* Your task *
Extract every record, exactly as written, and ignore the pictures.

* Recorded information *
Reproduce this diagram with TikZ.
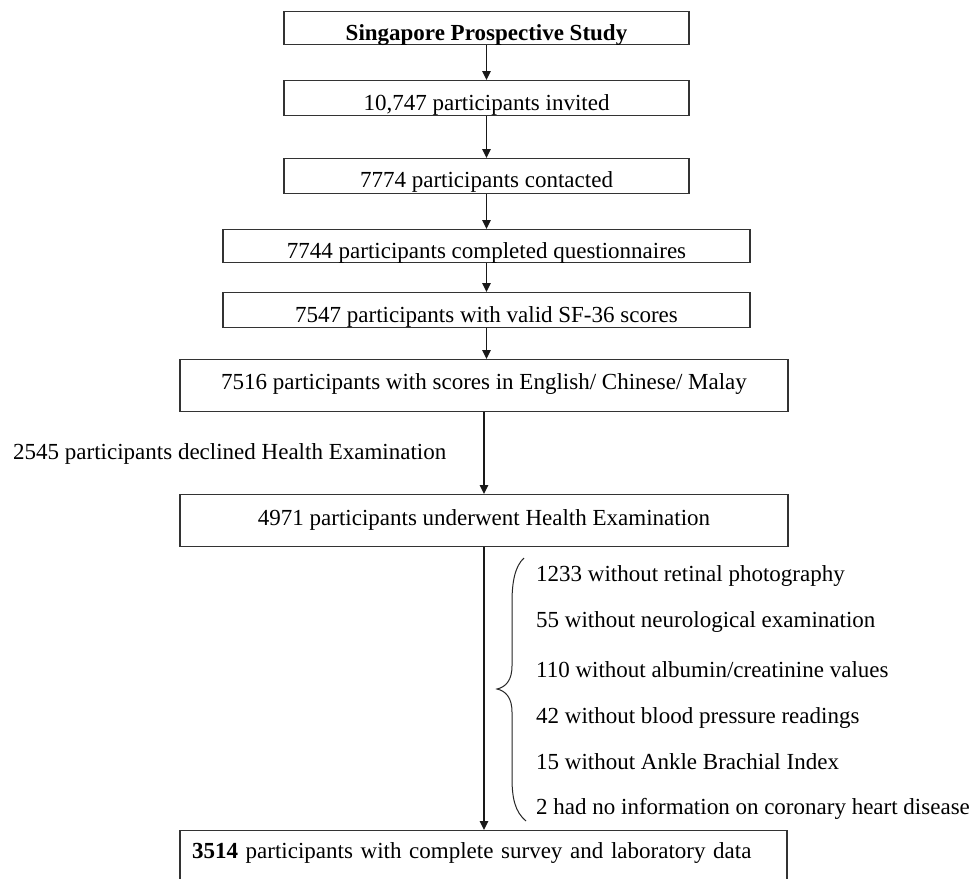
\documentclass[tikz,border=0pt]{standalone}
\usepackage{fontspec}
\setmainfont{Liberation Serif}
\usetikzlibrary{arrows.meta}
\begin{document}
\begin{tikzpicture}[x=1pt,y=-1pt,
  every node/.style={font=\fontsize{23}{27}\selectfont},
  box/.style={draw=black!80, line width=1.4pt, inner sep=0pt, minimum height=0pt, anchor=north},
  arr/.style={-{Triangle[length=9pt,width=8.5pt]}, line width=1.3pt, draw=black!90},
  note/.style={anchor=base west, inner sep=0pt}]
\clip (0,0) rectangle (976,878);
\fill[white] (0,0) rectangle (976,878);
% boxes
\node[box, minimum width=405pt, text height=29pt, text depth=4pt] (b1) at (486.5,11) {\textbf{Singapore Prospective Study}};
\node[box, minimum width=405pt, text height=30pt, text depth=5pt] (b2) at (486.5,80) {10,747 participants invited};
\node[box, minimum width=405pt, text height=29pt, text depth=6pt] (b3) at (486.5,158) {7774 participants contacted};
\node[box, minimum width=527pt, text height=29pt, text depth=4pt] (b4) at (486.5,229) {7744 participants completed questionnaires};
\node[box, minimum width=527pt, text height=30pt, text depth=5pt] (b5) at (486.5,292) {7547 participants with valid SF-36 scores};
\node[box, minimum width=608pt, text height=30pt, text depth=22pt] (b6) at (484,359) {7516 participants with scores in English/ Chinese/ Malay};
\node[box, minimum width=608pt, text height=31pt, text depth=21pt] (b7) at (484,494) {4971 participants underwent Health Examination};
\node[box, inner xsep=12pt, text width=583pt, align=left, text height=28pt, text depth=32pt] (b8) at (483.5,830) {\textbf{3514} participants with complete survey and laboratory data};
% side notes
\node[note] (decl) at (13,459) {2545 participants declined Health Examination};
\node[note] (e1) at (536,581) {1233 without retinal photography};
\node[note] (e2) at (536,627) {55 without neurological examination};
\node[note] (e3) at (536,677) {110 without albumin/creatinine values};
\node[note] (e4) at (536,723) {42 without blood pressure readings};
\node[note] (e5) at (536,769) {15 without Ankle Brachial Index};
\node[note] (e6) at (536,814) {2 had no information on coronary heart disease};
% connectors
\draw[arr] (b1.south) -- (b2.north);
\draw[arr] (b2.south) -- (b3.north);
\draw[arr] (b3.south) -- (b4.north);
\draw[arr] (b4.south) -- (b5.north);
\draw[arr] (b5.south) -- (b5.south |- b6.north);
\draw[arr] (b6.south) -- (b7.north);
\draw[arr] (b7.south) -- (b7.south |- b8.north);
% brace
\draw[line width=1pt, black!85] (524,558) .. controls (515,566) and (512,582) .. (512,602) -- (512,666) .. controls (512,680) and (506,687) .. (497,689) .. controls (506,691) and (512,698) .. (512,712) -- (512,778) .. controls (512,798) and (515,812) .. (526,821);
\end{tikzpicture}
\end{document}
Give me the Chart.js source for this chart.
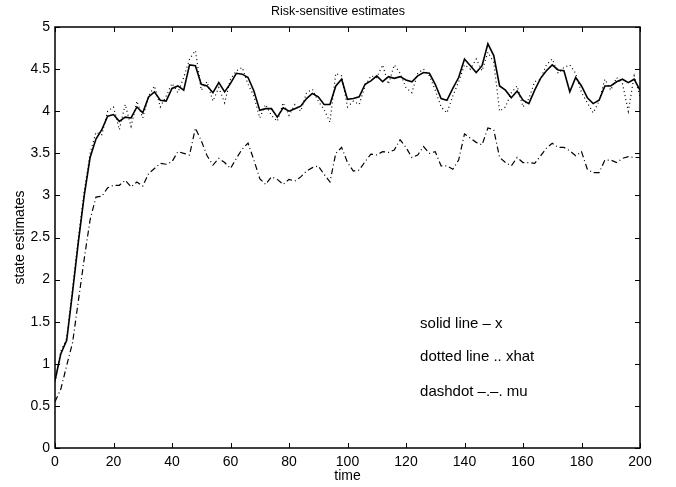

* Task answer *
Reproduce this diagram with TikZ.
\documentclass[tikz,border=0pt]{standalone}
\usepackage{fontspec}
\setmainfont{Liberation Serif}
\usetikzlibrary{arrows.meta}
\begin{document}
\begin{tikzpicture}[x=1pt,y=-1pt,
  every node/.style={font=\fontsize{23}{27}\selectfont},
  box/.style={draw=black!80, line width=1.4pt, inner sep=0pt, minimum height=0pt, anchor=north},
  arr/.style={-{Triangle[length=9pt,width=8.5pt]}, line width=1.3pt, draw=black!90},
  note/.style={anchor=base west, inner sep=0pt}]
\clip (0,0) rectangle (976,878);
\fill[white] (0,0) rectangle (976,878);
% boxes
\node[box, minimum width=405pt, text height=29pt, text depth=4pt] (b1) at (486.5,11) {\textbf{Singapore Prospective Study}};
\node[box, minimum width=405pt, text height=30pt, text depth=5pt] (b2) at (486.5,80) {10,747 participants invited};
\node[box, minimum width=405pt, text height=29pt, text depth=6pt] (b3) at (486.5,158) {7774 participants contacted};
\node[box, minimum width=527pt, text height=29pt, text depth=4pt] (b4) at (486.5,229) {7744 participants completed questionnaires};
\node[box, minimum width=527pt, text height=30pt, text depth=5pt] (b5) at (486.5,292) {7547 participants with valid SF-36 scores};
\node[box, minimum width=608pt, text height=30pt, text depth=22pt] (b6) at (484,359) {7516 participants with scores in English/ Chinese/ Malay};
\node[box, minimum width=608pt, text height=31pt, text depth=21pt] (b7) at (484,494) {4971 participants underwent Health Examination};
\node[box, inner xsep=12pt, text width=583pt, align=left, text height=28pt, text depth=32pt] (b8) at (483.5,830) {\textbf{3514} participants with complete survey and laboratory data};
% side notes
\node[note] (decl) at (13,459) {2545 participants declined Health Examination};
\node[note] (e1) at (536,581) {1233 without retinal photography};
\node[note] (e2) at (536,627) {55 without neurological examination};
\node[note] (e3) at (536,677) {110 without albumin/creatinine values};
\node[note] (e4) at (536,723) {42 without blood pressure readings};
\node[note] (e5) at (536,769) {15 without Ankle Brachial Index};
\node[note] (e6) at (536,814) {2 had no information on coronary heart disease};
% connectors
\draw[arr] (b1.south) -- (b2.north);
\draw[arr] (b2.south) -- (b3.north);
\draw[arr] (b3.south) -- (b4.north);
\draw[arr] (b4.south) -- (b5.north);
\draw[arr] (b5.south) -- (b5.south |- b6.north);
\draw[arr] (b6.south) -- (b7.north);
\draw[arr] (b7.south) -- (b7.south |- b8.north);
% brace
\draw[line width=1pt, black!85] (524,558) .. controls (515,566) and (512,582) .. (512,602) -- (512,666) .. controls (512,680) and (506,687) .. (497,689) .. controls (506,691) and (512,698) .. (512,712) -- (512,778) .. controls (512,798) and (515,812) .. (526,821);
\end{tikzpicture}
\end{document}
Give me the Chart.js source for this chart.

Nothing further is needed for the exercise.